German markets news publication Der Platow Brief said on Tuesday that Deutsche Bank was looking at a settlement of $4 billion to $5 billion by end of October with the U.S. Department of Justice (DOJ). The newsletter, which was reported by Reuters, also said that the bank was considering scrapping bonuses and raising fresh capital but it did not cite sources.
Shares of Germany's biggest bank by assets fluctuated between gains and losses on Wednesday, continuing a spate of market volatility experienced by the bank since reports last month that it could face a penalty of up to $14 billion from the DOJ for the misselling of mortgage-backed securities in the run up to the financial crisis of 2008. Shares of the bank closed up 2.77 percent on Wednesday.
There are concerns that the bank, which is viewed as a risk to the global banking system, cannot afford such a large amount and could need some kind of rescue or "bail-in" of depositors. As such, even unsubstantiated reports of a smaller, more manageable settlement have been welcomed by investors. The bank has repeatedly defended itself over recent weeks, however, telling CNBC that there is "no reason to worry" and that the bank had a "comfortable cushion."
German economic experts told CNBC on Wednesday that the final size of the settlement with U.S. authorities made a big difference to the outcome of the Deutsche Bank debacle.
"The question is does Deutsche Bank need to raise additional capital? Of course that has to do very much with the size of the settlement with the Department of Justice in the U.S," Marcel Fratzscher, president of the German Institute for Economic Research, told CNBC Wednesday.

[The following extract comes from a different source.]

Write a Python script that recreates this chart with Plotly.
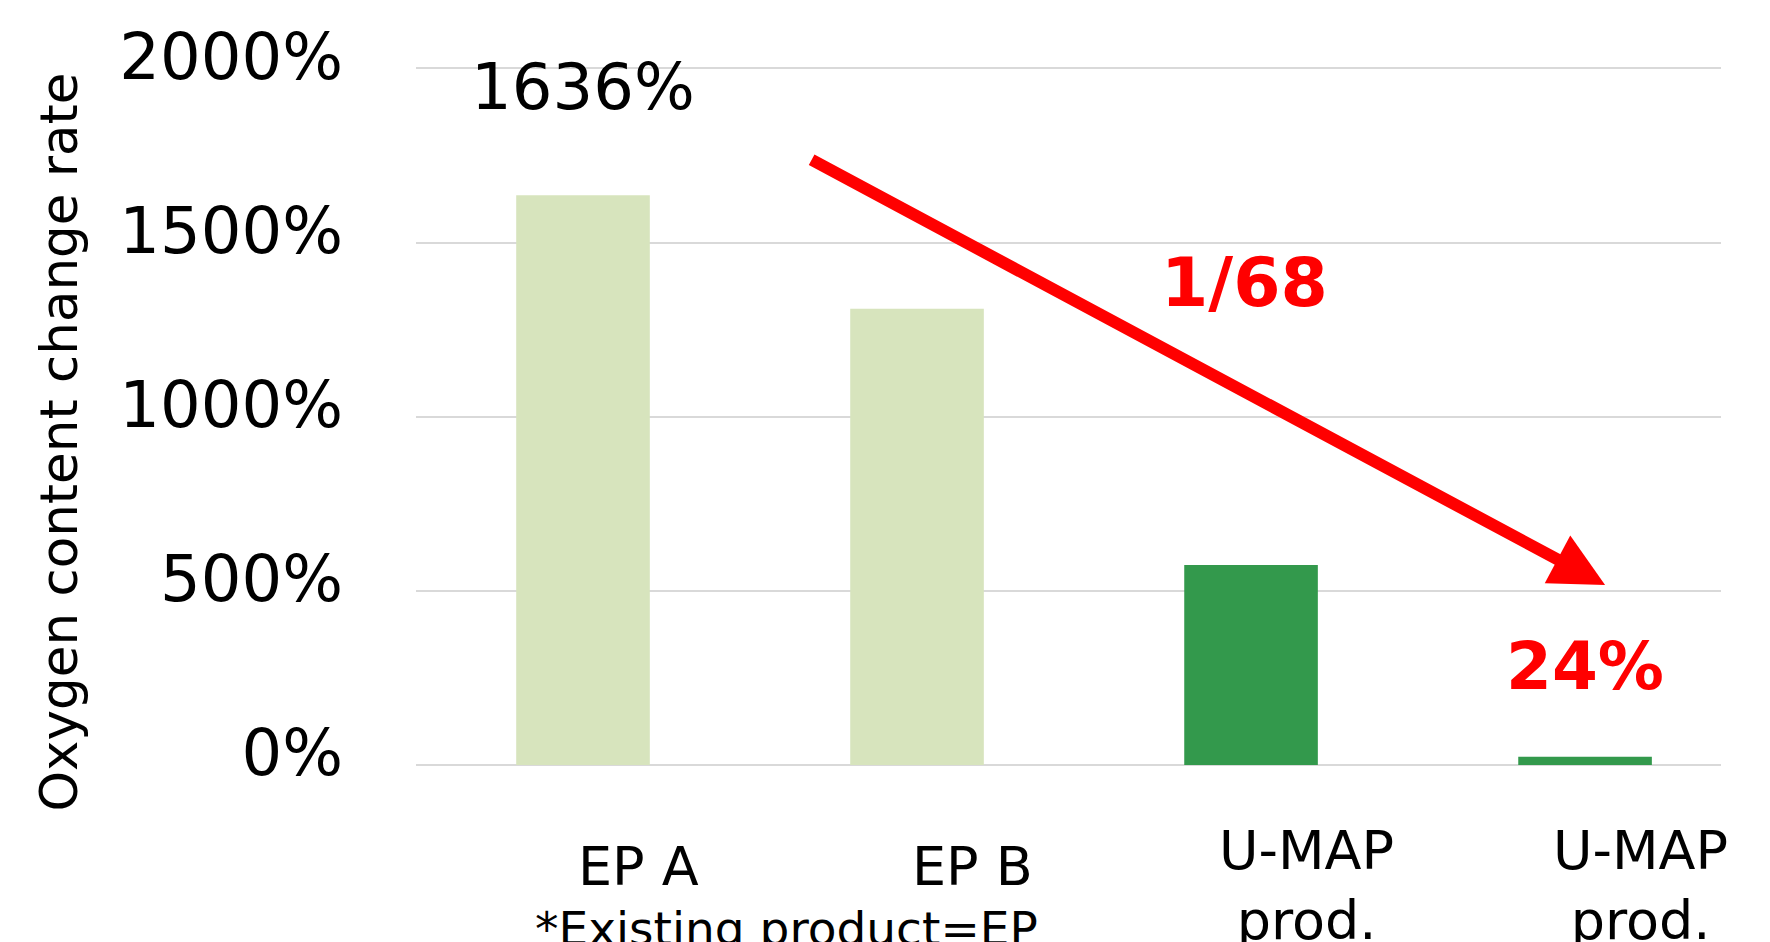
import plotly.graph_objects as go

categories = ["EP A", "EP B", "U-MAP<br>prod.", "U-MAP<br>prod."]
values = [1636, 1310, 574, 24]
bar_colors = ["#D7E4BD", "#D7E4BD", "#33994C", "#33994C"]
y_ticks = [0, 500, 1000, 1500, 2000]
y_tick_labels = ["0%", "500%", "1000%", "1500%", "2000%"]
y_title = "Oxygen content change rate"
footnote = "*Existing product=EP"
ratio_label = "1/68"

FONT = "DejaVu Sans"
x_idx = list(range(len(categories)))

fig = go.Figure()
fig.add_trace(go.Bar(
    x=x_idx, y=values, width=0.4,
    marker=dict(color=bar_colors, line=dict(width=0)),
    hoverinfo="skip", showlegend=False,
))

annotations = []
# category labels (offset to the right as in the original)
for i, c in enumerate(categories):
    two_line = "<br>" in c
    annotations.append(dict(
        x=i, y=0, xref="x", yref="y", text=c, showarrow=False,
        xshift=55, yshift=-120 if two_line else -101,
        yanchor="middle", xanchor="center",
        font=dict(family=FONT, size=54, color="black"),
    ))
# footnote
annotations.append(dict(
    x=0.61, y=0, xref="x", yref="y", text=footnote, showarrow=False,
    yshift=-163, yanchor="middle", xanchor="center",
    font=dict(family=FONT, size=47, color="black"),
))
# value label for first bar
annotations.append(dict(
    x=0, y=values[0], xref="x", yref="y", text=f"{values[0]}%", showarrow=False,
    yshift=108, yanchor="middle",
    font=dict(family=FONT, size=64, color="black"),
))
# value label for last bar
annotations.append(dict(
    x=3, y=values[3], xref="x", yref="y", text=f"<b>{values[3]}%</b>", showarrow=False,
    yshift=90, yanchor="middle",
    font=dict(family=FONT, size=66, color="#FF0000"),
))
# ratio label
annotations.append(dict(
    x=1.98, y=1386, xref="x", yref="y", text=f"<b>{ratio_label}</b>", showarrow=False,
    yanchor="middle",
    font=dict(family=FONT, size=68, color="#FF0000"),
))
# red arrow
annotations.append(dict(
    x=3.06, y=517, ax=0.68, ay=1740, xref="x", yref="y", axref="x", ayref="y",
    text="", showarrow=True, arrowhead=2, arrowsize=0.9, arrowwidth=12,
    arrowcolor="#FF0000", standoff=0, startstandoff=0,
))
# y-axis title
annotations.append(dict(
    x=0, y=926, xref="paper", yref="y", xshift=-357, text=y_title,
    showarrow=False, textangle=-90, xanchor="center", yanchor="middle",
    font=dict(family=FONT, size=51.5, color="black"),
))

fig.update_layout(
    width=1770, height=942,
    margin=dict(l=408, r=57, t=39.5, b=185),
    paper_bgcolor="white", plot_bgcolor="white",
    bargap=0.6,
    font=dict(family=FONT, color="black"),
    annotations=annotations,
    xaxis=dict(range=[-0.5, 3.407], showticklabels=False, showgrid=False,
               zeroline=False, showline=False, ticks=""),
    yaxis=dict(range=[0, 2050], tickvals=y_ticks, ticktext=y_tick_labels,
               showgrid=True, gridcolor="#D9D9D9", gridwidth=2,
               zeroline=True, zerolinecolor="#D9D9D9", zerolinewidth=2,
               showline=False, ticks="",
               tickfont=dict(family=FONT, size=64, color="black"),
               ticklabelstandoff=72, ticklabelshift=-12),
)

fig.write_html("out.html")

"The crucial issue will be how big is this settlement? How is the liquidity situation of Deutsche Bank?" he added. "There is now a wait and see strategy if Deutsche Bank has any solution that it is bringing cash in so that regulators don't have to worry."
Meanwhile, Clemens Fuest, president of Germany's influential Ifo Institute, said the recent turbulence around Deutsche Bank "are examples of the fact that rumors, concerns and speculations can give rise to difficulties that are solid and challenging."
Deutsche Bank shares saw choppy trade throughout Tuesday's session but closed nearly 1.5 percent higher. It received a vote of confidence from JPMorgan Chase's CEO Jamie Dimon, who told CNBC Monday that he believed the German lender was going to be fine.
More optimism came on Wednesday with Moody's ratings agency saying that it was maintaining a stable outlook on Germany's banking system amid a "resilient operating environment".